On ABC’s “This Week” Holder declared, “I think we have to give serious consideration to at least modifying that public safety exception,” which gives interrogators time to question suspects without a Miranda warning. “And that’s one of the things that I think we’re going to be reaching out to Congress to do, to come up with a proposal that is both constitutional, but that is also relevant to our time and the threat that we now face.”
On NBC’s “Meet the Press,” Holder called his proposed Miranda changes a “new priority” and “big news,” declaring, “We’re now dealing with international terrorists, and I think that we have to think about perhaps modifying the rules that interrogators have and somehow coming up with something that is flexible and is more consistent with the threat that we now face.”
So what happened?
Apparently nothing. Congress held some hearings. The effort sputtered. Despite the fact that the Democrats then controlled the White House and both houses of Congress, the Obama administration failed to make Miranda reform the “new priority” Holder promised it would be. The “big news” became old news. And now here we are, three years later, and once again we’ve got a suspected terrorist in custody whose interrogation has been stopped by a premature Miranda warning.
In October 2010, the FBI issued revised guidelines on how the “public safety exception” to Miranda could be applied, but those guidelines did not change current law, which Holder said was insufficient for dealing with the threat.
Why are we still operating under the same flawed legal framework for questioning of suspected terrorists that Holder pledged to fix three years ago?

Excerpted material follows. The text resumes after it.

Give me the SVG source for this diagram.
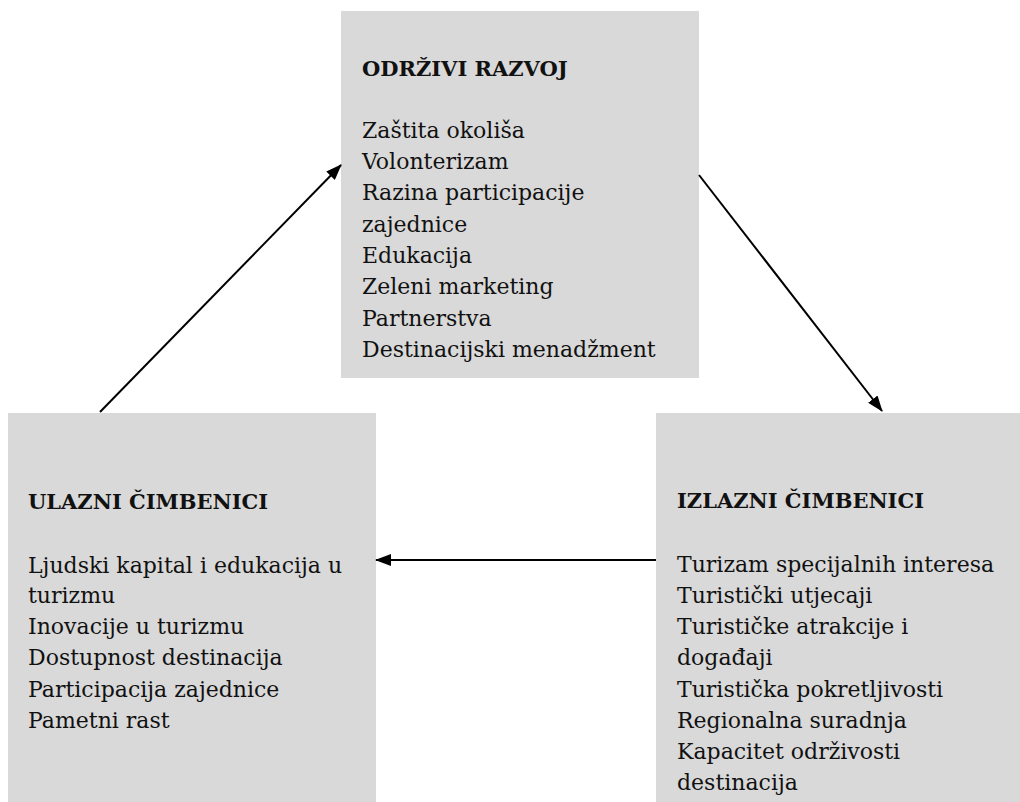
<svg xmlns="http://www.w3.org/2000/svg" width="1020" height="802" viewBox="0 0 1020 802">
<style>
.box{fill:#d9d9d9;}
.t{font-family:"DejaVu Serif","Liberation Serif",serif;font-size:22px;fill:#111;}
.h{font-weight:bold;font-size:21px;}
.c{stroke:#000;stroke-width:2;fill:none;}
</style>
<defs>
<marker id="ah" markerWidth="16" markerHeight="12" refX="15" refY="6" orient="auto" markerUnits="userSpaceOnUse" viewBox="0 0 16 12">
<path d="M0,0 L16,6 L0,12 z" fill="#000"/>
</marker>
</defs>
<rect width="1020" height="802" fill="#fff"/>
<g id="odrzivi">
<rect class="box" x="341" y="11" width="358" height="367"/>
<text class="t h" x="362" y="76">ODRŽIVI RAZVOJ</text>
<text class="t" x="362" y="138">Zaštita okoliša</text>
<text class="t" x="362" y="169">Volonterizam</text>
<text class="t" x="362" y="200">Razina participacije</text>
<text class="t" x="362" y="232">zajednice</text>
<text class="t" x="362" y="263">Edukacija</text>
<text class="t" x="362" y="294">Zeleni marketing</text>
<text class="t" x="362" y="326">Partnerstva</text>
<text class="t" x="362" y="357">Destinacijski menadžment</text>
</g>
<g id="ulazni">
<rect class="box" x="8" y="413" width="368" height="389"/>
<text class="t h" x="28" y="509">ULAZNI ČIMBENICI</text>
<text class="t" x="28" y="573">Ljudski kapital i edukacija u</text>
<text class="t" x="28" y="603">turizmu</text>
<text class="t" x="28" y="634">Inovacije u turizmu</text>
<text class="t" x="28" y="665">Dostupnost destinacija</text>
<text class="t" x="28" y="697">Participacija zajednice</text>
<text class="t" x="28" y="728">Pametni rast</text>
</g>
<g id="izlazni">
<rect class="box" x="656" y="413" width="364" height="389"/>
<text class="t h" x="677" y="508">IZLAZNI ČIMBENICI</text>
<text class="t" x="677" y="572">Turizam specijalnih interesa</text>
<text class="t" x="677" y="603">Turistički utjecaji</text>
<text class="t" x="677" y="634">Turističke atrakcije i</text>
<text class="t" x="677" y="665">događaji</text>
<text class="t" x="677" y="697">Turistička pokretljivosti</text>
<text class="t" x="677" y="728">Regionalna suradnja</text>
<text class="t" x="677" y="759">Kapacitet održivosti</text>
<text class="t" x="677" y="790">destinacija</text>
</g>
<g id="connectors">
<line class="c" x1="100" y1="412" x2="341" y2="165" marker-end="url(#ah)"/>
<line class="c" x1="699" y1="175" x2="882" y2="411" marker-end="url(#ah)"/>
<line class="c" x1="656" y1="560" x2="376" y2="560" marker-end="url(#ah)"/>
</g>
</svg>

Why didn’t the Obama administration follow through on Holder’s promise to work with Congress to change the law? Why are we once again reading a suspected terrorist his Miranda rights before intelligence officials are done questioning him for national security purposes?

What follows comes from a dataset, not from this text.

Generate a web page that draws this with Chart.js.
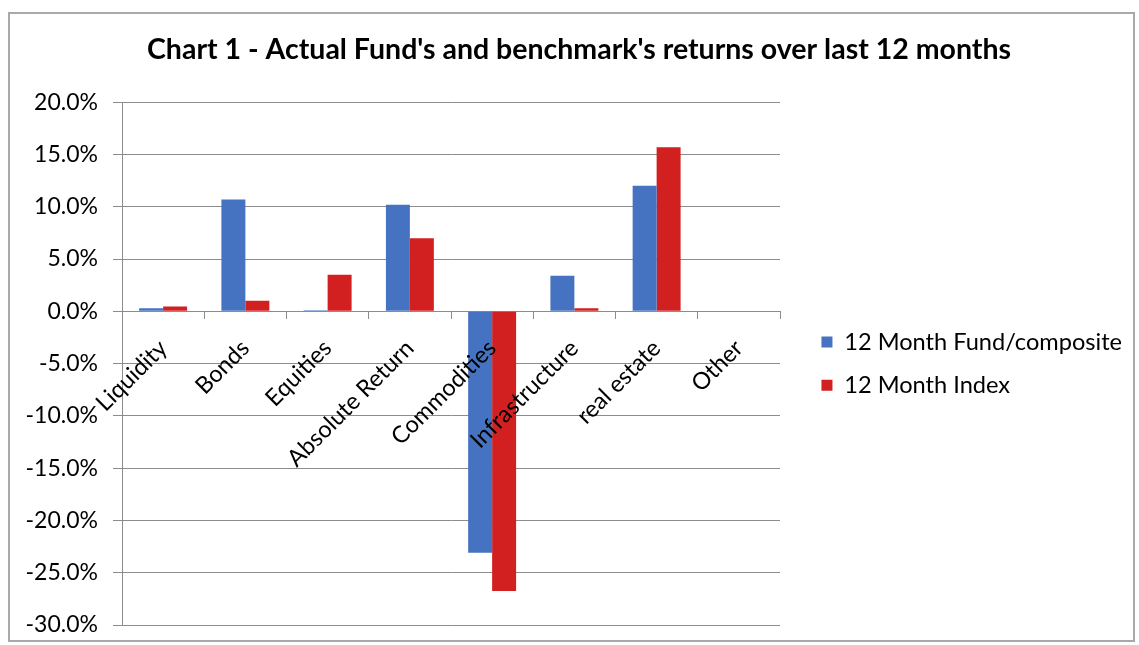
<!DOCTYPE html>
<html>
<head>
<meta charset="utf-8">
<title>Chart 1 - Actual Fund's and benchmark's returns over last 12 months</title>
<script src="https://cdn.jsdelivr.net/npm/chart.js@4.4.1/dist/chart.umd.min.js"></script>
<style>
  html, body { margin: 0; padding: 0; background: #ffffff; overflow: hidden; }
  #c { position: absolute; left: 0; top: 0; display: block; }
  #frame {
    position: absolute; left: 8px; top: 12px;
    width: 1127px; height: 630px;
    border: 2px solid #a9a9a9; box-sizing: border-box;
    background: transparent; pointer-events: none;
  }
</style>
</head>
<body>
<canvas id="c" width="1139" height="645"></canvas>
<div id="frame"></div>
<script>
// Asset classes along the category axis
const categories = ['Liquidity', 'Bonds', 'Equities', 'Absolute Return', 'Commodities', 'Infrastructure', 'real estate', 'Other'];

// 12-month returns, in percent
const fundReturns  = [0.3, 10.7, 0.1, 10.2, -23.1, 3.4, 12.0, 0];
const indexReturns = [0.45, 1.0, 3.5, 7.0, -26.75, 0.3, 15.7, 0];

// Value axis range and tick labels
const yMin = -30;
const yMax = 20;
const yStep = 5;
const yTickLabels = ['-30.0%', '-25.0%', '-20.0%', '-15.0%', '-10.0%', '-5.0%', '0.0%', '5.0%', '10.0%', '15.0%', '20.0%'];

const seriesNames = ['12 Month Fund/composite', '12 Month Index'];
const FONT = 'Lato, "Open Sans", sans-serif';
const GRID = '#8c8c8c';

const PAD_LEFT = 26;
const PAD_RIGHT = 7;
const PLOT_LEFT = 122;   // left edge of the plot area
const PLOT_RIGHT = 780;  // right edge of the plot area

// legend label metrics
const LEG_SIZE = 23.6;
const LEG_BOX = 11;
const LEG_PAD = 19.5;

// width the legend will claim (same arithmetic as the legend's own fit,
// including the 10px it adds for a vertical list)
function legendWidth(ctx) {
  ctx.save();
  ctx.font = LEG_SIZE + 'px ' + FONT;
  const tw = Math.max(...seriesNames.map((n) => ctx.measureText(n).width));
  ctx.restore();
  return LEG_PAD + LEG_BOX + LEG_SIZE / 2 + tw + 10;
}

new Chart(document.getElementById('c'), {
  type: 'bar',
  data: {
    labels: categories,
    datasets: [
      { label: seriesNames[0], data: fundReturns, backgroundColor: '#4573c1', borderWidth: 0 },
      { label: seriesNames[1], data: indexReturns, backgroundColor: '#d21f1f', borderWidth: 0 }
    ]
  },
  options: {
    responsive: false,
    animation: false,
    events: [],
    categoryPercentage: 0.583,
    barPercentage: 1.0,
    layout: { padding: { left: PAD_LEFT, right: PAD_RIGHT, top: 0, bottom: 20 } },
    plugins: {
      tooltip: { enabled: false },
      title: {
        display: true,
        text: "Chart 1 - Actual Fund's and benchmark's returns over last 12 months",
        color: '#000000',
        font: { family: FONT, size: 28.5, weight: 'bold', lineHeight: 1.2 },
        padding: { top: 33, bottom: 35 }
      },
      legend: {
        display: true,
        position: 'right',
        fullSize: false,
        maxWidth: 400,
        labels: {
          color: '#000000',
          font: { family: FONT, size: LEG_SIZE },
          boxWidth: LEG_BOX,
          boxHeight: LEG_BOX,
          padding: LEG_PAD
        }
      }
    },
    scales: {
      x: {
        position: { y: 0 },
        offset: true,
        grid: {
          display: true, offset: true, drawOnChartArea: false, drawTicks: true,
          tickLength: 7, color: GRID, lineWidth: 1
        },
        border: { display: true, color: GRID, width: 1 },
        ticks: {
          z: 1,
          autoSkip: false, minRotation: 45, maxRotation: 45,
          color: '#000000', font: { family: FONT, size: 23.5 }, padding: 16
        }
      },
      y: {
        min: yMin, max: yMax,
        grid: { color: GRID, lineWidth: 1, drawTicks: true, tickLength: 9 },
        border: { display: true, color: GRID, width: 1 },
        ticks: {
          stepSize: yStep,
          color: '#000000',
          font: { family: FONT, size: 23 },
          padding: 15,
          callback: (v) => yTickLabels[Math.round((v - yMin) / yStep)]
        },
        afterFit: (s) => {
          s.width = PLOT_LEFT - PAD_LEFT;
          s.paddingTop = 0;
          s.paddingBottom = 0;
        }
      },
      // empty spacer between the plot and the legend
      gap: {
        type: 'linear', position: 'right', display: true,
        grid: { display: false, drawOnChartArea: false },
        border: { display: false },
        ticks: { display: false },
        afterFit: (s) => {
          s.width = Math.max(0, s.chart.width - PAD_RIGHT - PLOT_RIGHT - legendWidth(s.ctx));
        }
      }
    }
  }
});
</script>
</body>
</html>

Some congressional Republicans are calling for Dzhokhar Tsarsaev to be questioned as an enemy combatant. Speaking on the Senate floor, Sen. Lindsey Graham (R-S.C.) suggested that “the surviving suspect — due to the ties that these two have to radical Islamic thought and the ties to Chechnya, one of most radical countries in the world — that the president declare preliminarily that the evidence suggests that this man should be treated as an enemy combatant.”
Unfortunately, ties to “radical Islamic thought” and “ties to Chechnya” are not enough. Hard evidence linked the man who tried to bring down a Northwest Airlines flight over Detroit by carrying a bomb in his underwear to a foreign power engaged in an armed conflict with the United States, but we do not yet have such evidence on Tsarnaev. Tsarnaev and his brother may well have been working for al-Qaeda or one of its affiliates, but without proof it would be very difficult to justify holding him as an enemy combatant.
Cases like this are precisely why we need Miranda reform. If Holder is insistent that we use the criminal justice system to deal with terrorists captured here in the United States, then it is his responsibility to fix the flaws in that system. He promised to do so, and he failed to deliver. Now, because of that failure, another suspect has stopped talking.